In his earlier movie, “Unforgiven,” a young man says to Easwtood’s character, after witnessing a killing, “Yeah, well, I guess he had it coming.”  To which Eastwood replied, “We all have it coming, Kid.”
In J. Edgar,  perhaps Eastwood has found the perfect illustration of what may be Clint’s ultimate pronouncement on the world.
Amazon Games

If you’ve ever ordered a book from Amazon and wondered about the “star” ratings and “reviews,” well, Los Osos writer Anne R. Allen has a great new blog on writing,  www.annerallen.blogspot.com and has posted a great tell-all as to how that system works. Publishing is changing quickly now, so if you’re still thinking Publishers, hard-bound books, bookstores, etc,.  here’s a chance to Zoom! into what’s really going on.  It's a great read.

          

2 comments:

Anne R. Allen said...

What an insightful review.
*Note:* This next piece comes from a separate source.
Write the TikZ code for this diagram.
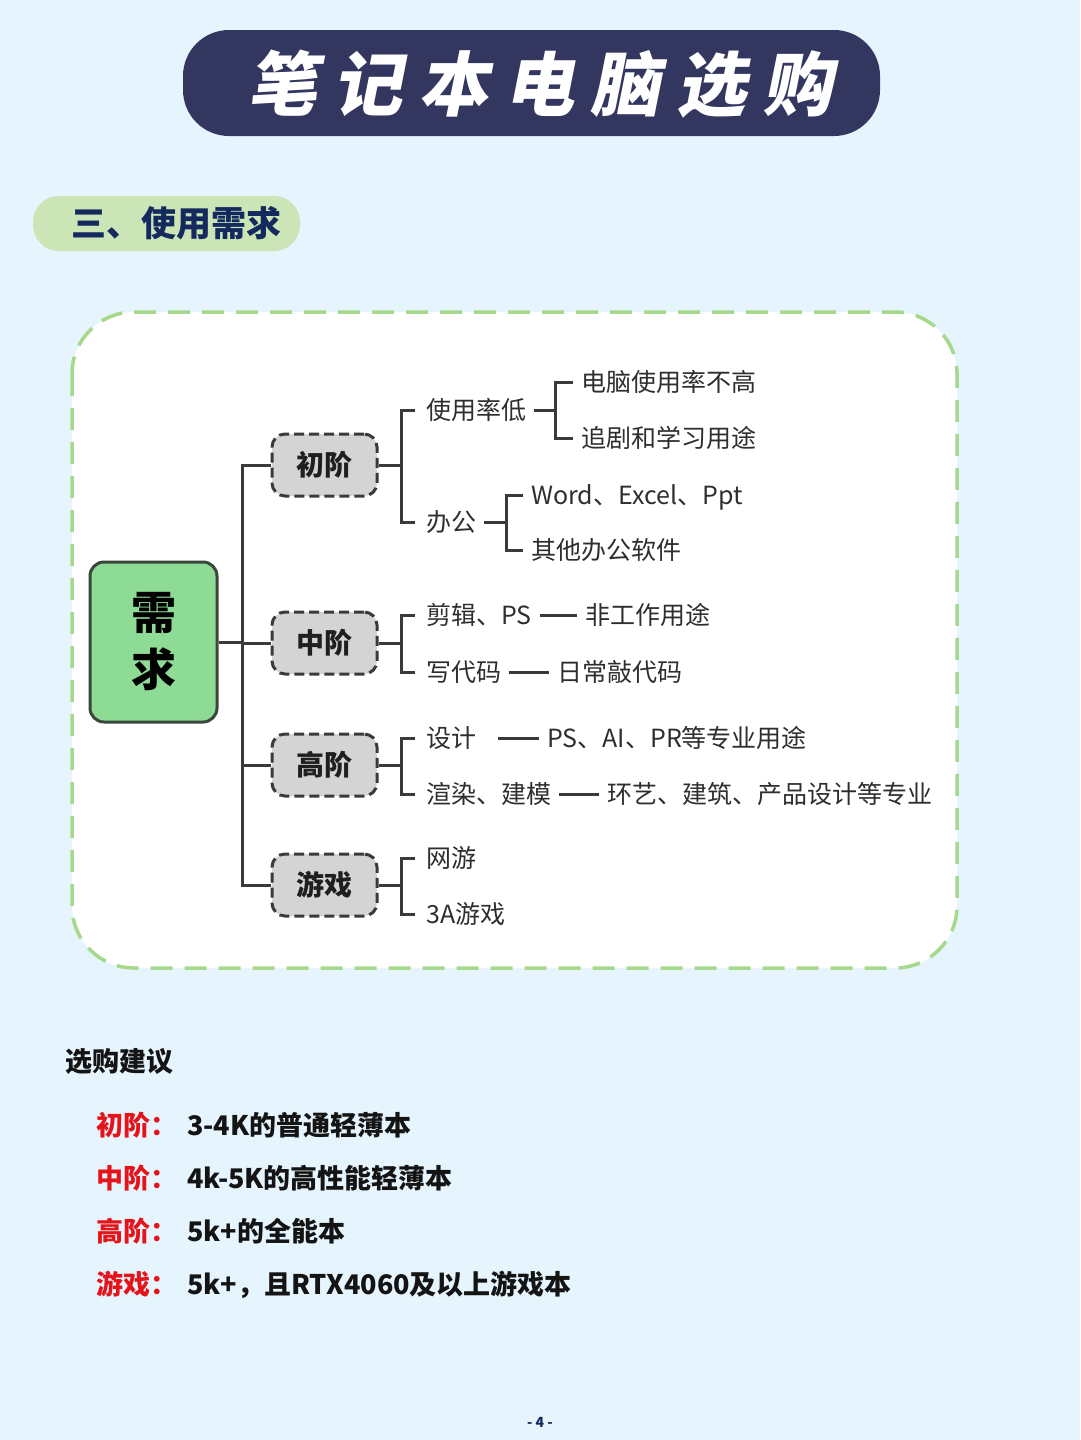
\documentclass[tikz,border=0pt]{standalone}
\usepackage{fontspec}
\setmainfont{Noto Sans CJK SC}
\newfontfamily\titlefont{Noto Sans CJK SC}[FakeSlant=0.2]
\definecolor{pagebg}{HTML}{E5F4FD}
\definecolor{titlenavy}{HTML}{33365F}
\definecolor{secgreen}{HTML}{CCE5B7}
\definecolor{secnavy}{HTML}{14295E}
\definecolor{framegreen}{HTML}{A6D98B}
\definecolor{rootgreen}{HTML}{8EDB96}
\definecolor{rootedge}{HTML}{3B463D}
\definecolor{lvlgrey}{HTML}{D4D4D4}
\definecolor{treeink}{HTML}{3A3A3A}
\definecolor{textink}{HTML}{2E2E2E}
\definecolor{tipred}{HTML}{E5141B}

\begin{document}
\begin{tikzpicture}[x=1pt, y=-1pt,
                    every node/.style={textink},
                    conn/.style={treeink, line width=3pt},
                    root/.style={draw=rootedge, fill=rootgreen, line width=3pt,
                                 rounded corners=14pt, minimum width=127pt,
                                 minimum height=160pt, align=center,
                                 font=\fontsize{45}{57}\selectfont\bfseries, text=black},
                    lvl/.style={draw=treeink, fill=lvlgrey, line width=3pt,
                                dash pattern=on 10pt off 5pt, rounded corners=13pt,
                                minimum width=105pt, minimum height=62pt,
                                font=\fontsize{28}{30}\selectfont\bfseries, text=black!88},
                    leaf/.style={anchor=west, inner xsep=8pt, inner ysep=0pt,
                                 text height=22pt, text depth=3pt,
                                 font=\fontsize{25}{27}\selectfont},
                    tip/.style={anchor=west, inner sep=0pt, text height=23pt, text depth=4pt,
                                font=\fontsize{27}{29}\selectfont\bfseries, text=black!92}]

  %% 底色與畫面範圍
  \fill[pagebg] (0,0) rectangle (1080,1440);
  \useasboundingbox (0,0) rectangle (1080,1440);

  %% 標題
  \fill[titlenavy, rounded corners=46pt] (183,30) rectangle (880,136);
  \node[white, font=\fontsize{70}{72}\selectfont\titlefont\bfseries] (title) at (540,84)
    {笔\hspace{16pt}记\hspace{16pt}本\hspace{16pt}电\hspace{16pt}脑\hspace{16pt}选\hspace{16pt}购};

  %% 小節標題
  \fill[secgreen, rounded corners=26pt] (33,196) rectangle (300,251);
  \node[secnavy, font=\fontsize{35}{37}\selectfont\bfseries] (sec) at (176,223) {三、使用需求};

  %% 虛線外框
  \draw[framegreen, fill=white, line width=3.5pt, dash pattern=on 22pt off 12pt,
        rounded corners=62pt] (72,312) rectangle (957,968);

  %% 根節點與四個分級
  \node[root] (need) at (153.5,642) {需\\求};
  \node[lvl] (chu)   at (324.5,465) {初阶};
  \node[lvl] (zhong) at (324.5,643) {中阶};
  \node[lvl] (gao)   at (324.5,765) {高阶};
  \node[lvl] (you)   at (324.5,885) {游戏};

  \foreach \k in {chu,zhong,gao,you}
    \draw[conn] (need.east) -- ++(24,0) |- (\k.west);

  %% 初阶
  \node[leaf] (dipin)  at (418,410) {使用率低};
  \node[leaf] (bangong) at (418,522) {办公};
  \node[leaf] (bugao)  at (573,382) {电脑使用率不高};
  \node[leaf] (zhuiju) at (573,438) {追剧和学习用途};
  \node[leaf] (office) at (523,495) {Word、Excel、Ppt};
  \node[leaf] (qita)   at (523,550) {其他办公软件};
  \draw[conn] (chu.east) -- ++(23,0) |- ([xshift=-3pt]dipin.west);
  \draw[conn] (chu.east) -- ++(23,0) |- ([xshift=-3pt]bangong.west);
  \draw[conn] (dipin.east) -- ++(21,0) |- (bugao.west);
  \draw[conn] (dipin.east) -- ++(21,0) |- (zhuiju.west);
  \draw[conn] (bangong.east) -- ++(22,0) |- (office.west);
  \draw[conn] (bangong.east) -- ++(22,0) |- (qita.west);

  %% 中阶
  \node[leaf] (jianji) at (418,615) {剪辑、PS};
  \node[leaf] (daima)  at (418,672) {写代码};
  \node[leaf] (feigz)  at (577,615) {非工作用途};
  \node[leaf] (richang) at (549,672) {日常敲代码};
  \draw[conn] (zhong.east) -- ++(23,0) |- ([xshift=-3pt]jianji.west);
  \draw[conn] (zhong.east) -- ++(23,0) |- ([xshift=-3pt]daima.west);
  \draw[conn] (jianji) -- (feigz);
  \draw[conn] (daima) -- (richang);

  %% 高阶
  \node[leaf] (sheji)  at (418,738) {设计};
  \node[leaf] (xuanran) at (418,794) {渲染、建模};
  \node[leaf] (zhuanye) at (539,738) {PS、AI、PR等专业用途};
  \node[leaf] (huanyi) at (599,794) {环艺、建筑、产品设计等专业};
  \draw[conn] (gao.east) -- ++(23,0) |- ([xshift=-3pt]sheji.west);
  \draw[conn] (gao.east) -- ++(23,0) |- ([xshift=-3pt]xuanran.west);
  \draw[conn] ([xshift=14pt]sheji.east) -- (zhuanye.west);
  \draw[conn] (xuanran) -- (huanyi);

  %% 游戏
  \node[leaf] (wangyou) at (418,858) {网游};
  \node[leaf] (sana)    at (418,914) {3A游戏};
  \draw[conn] (you.east) -- ++(23,0) |- ([xshift=-3pt]wangyou.west);
  \draw[conn] (you.east) -- ++(23,0) |- ([xshift=-3pt]sana.west);

  %% 選購建議
  \node[tip] (jianyi) at (65,1062) {选购建议};
  \node[tip, text=tipred] (t1) at (96,1126) {初阶：};
  \node[tip, text=tipred] (t2) at (96,1179) {中阶：};
  \node[tip, text=tipred] (t3) at (96,1232) {高阶：};
  \node[tip, text=tipred] (t4) at (96,1285) {游戏：};
  \node[tip] (a1) at (187,1126) {3-4K的普通轻薄本};
  \node[tip] (a2) at (187,1179) {4k-5K的高性能轻薄本};
  \node[tip] (a3) at (187,1232) {5k+的全能本};
  \node[tip] (a4) at (187,1285) {5k+，且RTX4060及以上游戏本};

  %% 頁碼
  \node[secnavy, font=\fontsize{14}{16}\selectfont\bfseries] (page) at (540,1422) {- 4 -};

\end{tikzpicture}
\end{document}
I've seen clips, but kept feeling Eastwood kept such a dispassionate distance that nothing seemed very engaging. Sounds as if I may have been right.
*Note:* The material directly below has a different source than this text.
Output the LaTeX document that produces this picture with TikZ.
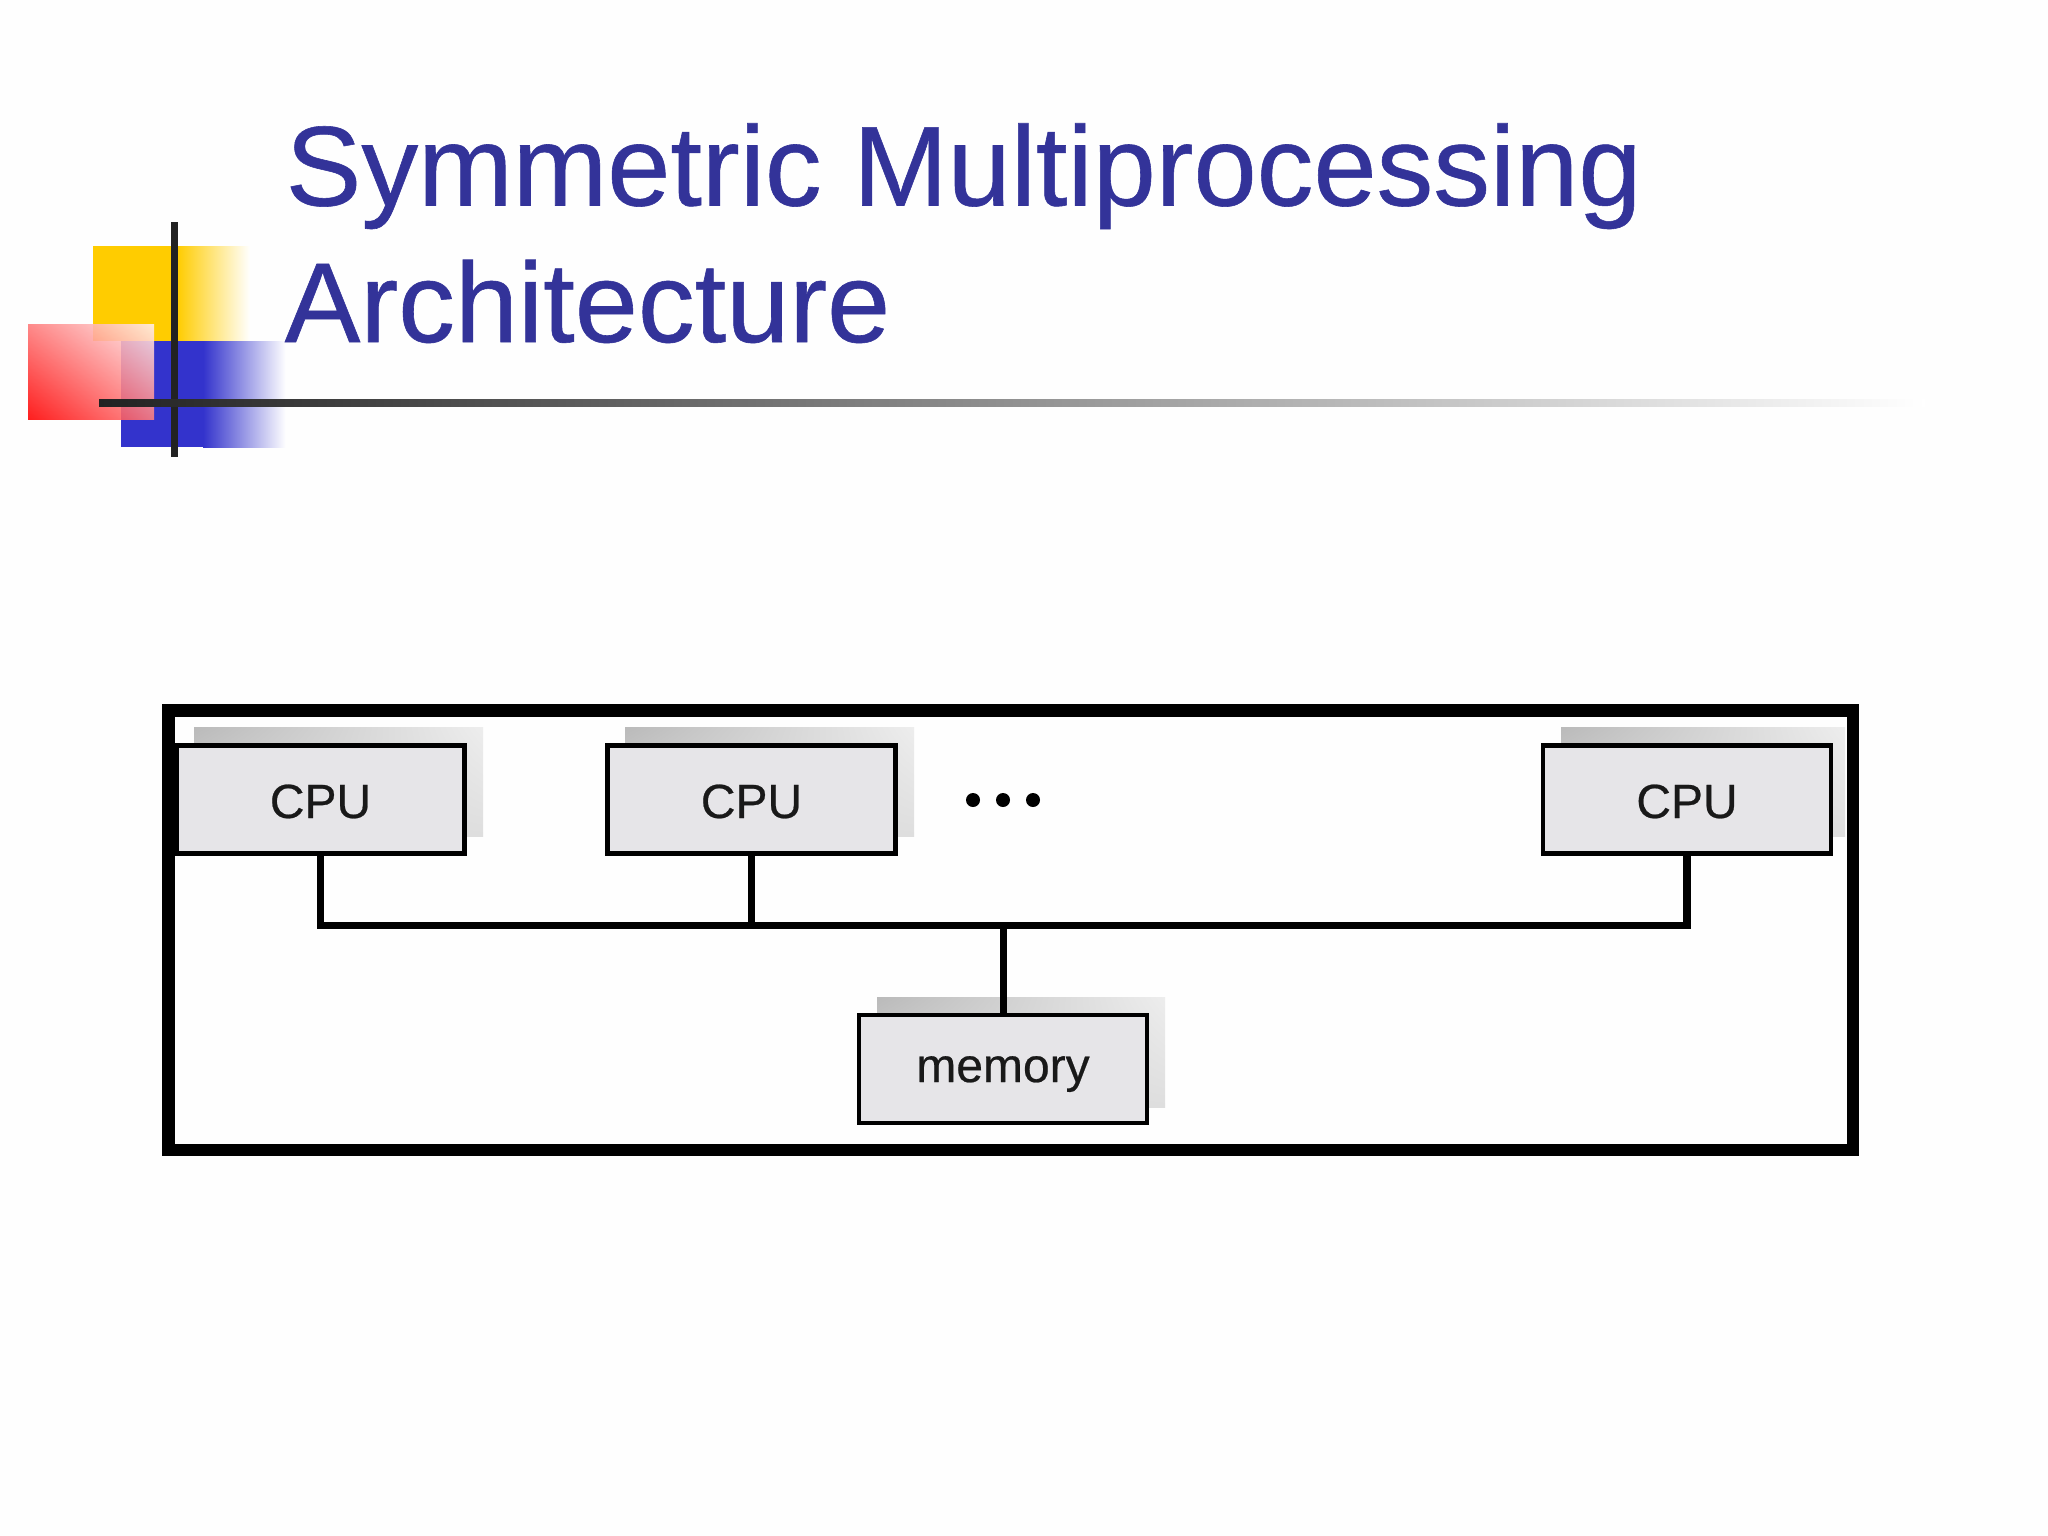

And thanks a bunch for the shout out for my blogpost on Amazon reviews. People in the publishing community can get pretty insular, so we don't realize other people don't have a clue we're in the middle of a major revolution, and Amazon is our new overlord.

Churadogs said...

I think it was that odd dichotomy --on the one hand the story and style (and icy "look") was all cold, furious, take-no-prisoner Harry Callahan, down-the-barrel-of-a-.45 killer-squint -- absolutely creepy and chilling. Then in the middle of it all, these tender, weird moments of . . . "love?" or something. It was jarring. but, overall, I found the whole movie two hours of creepy. I couldn't wait to get out of the theatre and go home and take a bath.

And, yes, "normal" people have no idea of the Amazon games and the publishing biz. So your excellent head's up is certainly in order.